Short problem: Skip every image and restate the data word for word.

Supplied information:
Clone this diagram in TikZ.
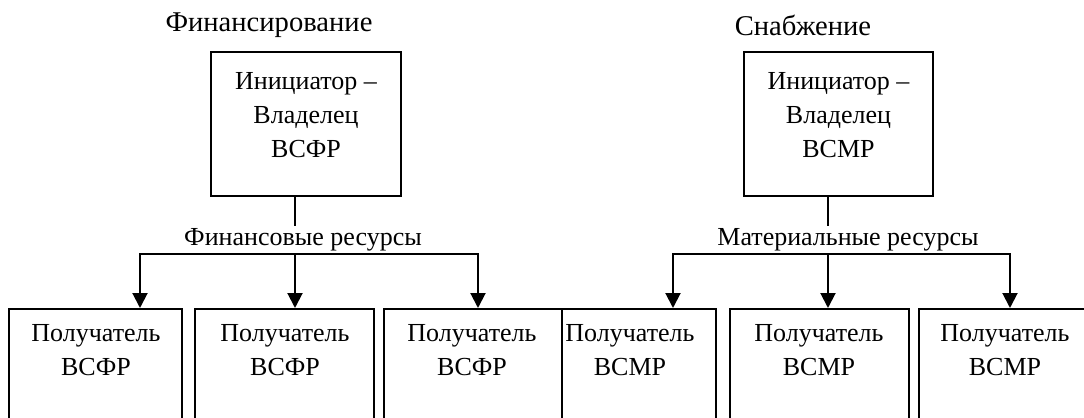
\documentclass[tikz,border=0pt]{standalone}
\usepackage{fontspec}
\setmainfont{Liberation Serif}
\usetikzlibrary{arrows.meta}

\tikzset{
  box/.style={draw, line width=1pt, inner sep=0pt},
  recv/.style={box, anchor=north, minimum height=70pt},
  txt/.style={font=\fontsize{13}{17}\selectfont, align=center, inner sep=1pt},
  head/.style={font=\fontsize{14.3}{17}\selectfont, inner sep=1pt},
  ln/.style={line width=1pt},
  arr/.style={line width=1pt, -{Triangle[length=7.5pt,width=7.5pt]}}
}

\begin{document}
\begin{tikzpicture}[x=0.5pt,y=-0.5pt]
            \useasboundingbox (0,0) rectangle (1084,418);
            \clip (0,0) rectangle (1084,418);

            % Финансирование
            \node[head] (titleF) at (269,25) {Финансирование};
            \node[box, minimum width=95pt, minimum height=72pt] (ownerF) at (306,124) {};
            \node[txt] (ownerFtxt) at (306,115.5) {Инициатор –\\Владелец\\ВСФР};
            \node[txt] (resF) at (303,240) {Финансовые ресурсы};

            \node[recv, minimum width=86.5pt] (recvF1) at (95.5,308) {};
            \node[recv, minimum width=89.5pt] (recvF2) at (284.5,308) {};
            \node[recv, minimum width=89pt] (recvF3) at (473,308) {};
            \node[txt] (recvF1txt) at (96,350) {Получатель\\ВСФР};
            \node[txt] (recvF2txt) at (285,350) {Получатель\\ВСФР};
            \node[txt] (recvF3txt) at (472,350) {Получатель\\ВСФР};

            \coordinate (jF) at (295,254);
            \coordinate (aF1) at (140,254);
            \coordinate (aF3) at (478,254);
            \draw[ln] (ownerF.south -| jF) -- (resF.north -| jF);
            \draw[arr] (jF) -- (aF1) -- (aF1 |- recvF1.north);
            \draw[arr] (jF) -- (recvF2.north -| jF);
            \draw[arr] (jF) -- (aF3) -- (aF3 |- recvF3.north);

            % Снабжение
            \node[head] (titleM) at (803,25) {Снабжение};
            \node[box, minimum width=94.5pt, minimum height=72pt] (ownerM) at (838.5,124) {};
            \node[txt] (ownerMtxt) at (838.5,115.5) {Инициатор –\\Владелец\\ВСМР};
            \node[txt] (resM) at (848,240) {Материальные ресурсы};

            \node[recv, minimum width=77pt] (recvM1) at (639,308) {};
            \node[recv, minimum width=89.5pt] (recvM2) at (819.5,308) {};
            \node[recv, minimum width=86.5pt] (recvM3) at (1005.5,308) {};
            \node[txt] (recvM1txt) at (630,350) {Получатель\\ВСМР};
            \node[txt] (recvM2txt) at (819,350) {Получатель\\ВСМР};
            \node[txt] (recvM3txt) at (1005,350) {Получатель\\ВСМР};

            \coordinate (jM) at (828,254);
            \coordinate (aM1) at (673,254);
            \coordinate (aM3) at (1010,254);
            \draw[ln] (ownerM.south -| jM) -- (resM.north -| jM);
            \draw[arr] (jM) -- (aM1) -- (aM1 |- recvM1.north);
            \draw[arr] (jM) -- (recvM2.north -| jM);
            \draw[arr] (jM) -- (aM3) -- (aM3 |- recvM3.north);
        \end{tikzpicture}
\end{document}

Exercise solution:
Clone this diagram in TikZ.
\documentclass[tikz,border=0pt]{standalone}
\usepackage{fontspec}
\setmainfont{Liberation Serif}
\usetikzlibrary{arrows.meta}

\tikzset{
  box/.style={draw, line width=1pt, inner sep=0pt},
  recv/.style={box, anchor=north, minimum height=70pt},
  txt/.style={font=\fontsize{13}{17}\selectfont, align=center, inner sep=1pt},
  head/.style={font=\fontsize{14.3}{17}\selectfont, inner sep=1pt},
  ln/.style={line width=1pt},
  arr/.style={line width=1pt, -{Triangle[length=7.5pt,width=7.5pt]}}
}

\begin{document}
\begin{tikzpicture}[x=0.5pt,y=-0.5pt]
            \useasboundingbox (0,0) rectangle (1084,418);
            \clip (0,0) rectangle (1084,418);

            % Финансирование
            \node[head] (titleF) at (269,25) {Финансирование};
            \node[box, minimum width=95pt, minimum height=72pt] (ownerF) at (306,124) {};
            \node[txt] (ownerFtxt) at (306,115.5) {Инициатор –\\Владелец\\ВСФР};
            \node[txt] (resF) at (303,240) {Финансовые ресурсы};

            \node[recv, minimum width=86.5pt] (recvF1) at (95.5,308) {};
            \node[recv, minimum width=89.5pt] (recvF2) at (284.5,308) {};
            \node[recv, minimum width=89pt] (recvF3) at (473,308) {};
            \node[txt] (recvF1txt) at (96,350) {Получатель\\ВСФР};
            \node[txt] (recvF2txt) at (285,350) {Получатель\\ВСФР};
            \node[txt] (recvF3txt) at (472,350) {Получатель\\ВСФР};

            \coordinate (jF) at (295,254);
            \coordinate (aF1) at (140,254);
            \coordinate (aF3) at (478,254);
            \draw[ln] (ownerF.south -| jF) -- (resF.north -| jF);
            \draw[arr] (jF) -- (aF1) -- (aF1 |- recvF1.north);
            \draw[arr] (jF) -- (recvF2.north -| jF);
            \draw[arr] (jF) -- (aF3) -- (aF3 |- recvF3.north);

            % Снабжение
            \node[head] (titleM) at (803,25) {Снабжение};
            \node[box, minimum width=94.5pt, minimum height=72pt] (ownerM) at (838.5,124) {};
            \node[txt] (ownerMtxt) at (838.5,115.5) {Инициатор –\\Владелец\\ВСМР};
            \node[txt] (resM) at (848,240) {Материальные ресурсы};

            \node[recv, minimum width=77pt] (recvM1) at (639,308) {};
            \node[recv, minimum width=89.5pt] (recvM2) at (819.5,308) {};
            \node[recv, minimum width=86.5pt] (recvM3) at (1005.5,308) {};
            \node[txt] (recvM1txt) at (630,350) {Получатель\\ВСМР};
            \node[txt] (recvM2txt) at (819,350) {Получатель\\ВСМР};
            \node[txt] (recvM3txt) at (1005,350) {Получатель\\ВСМР};

            \coordinate (jM) at (828,254);
            \coordinate (aM1) at (673,254);
            \coordinate (aM3) at (1010,254);
            \draw[ln] (ownerM.south -| jM) -- (resM.north -| jM);
            \draw[arr] (jM) -- (aM1) -- (aM1 |- recvM1.north);
            \draw[arr] (jM) -- (recvM2.north -| jM);
            \draw[arr] (jM) -- (aM3) -- (aM3 |- recvM3.north);
        \end{tikzpicture}
\end{document}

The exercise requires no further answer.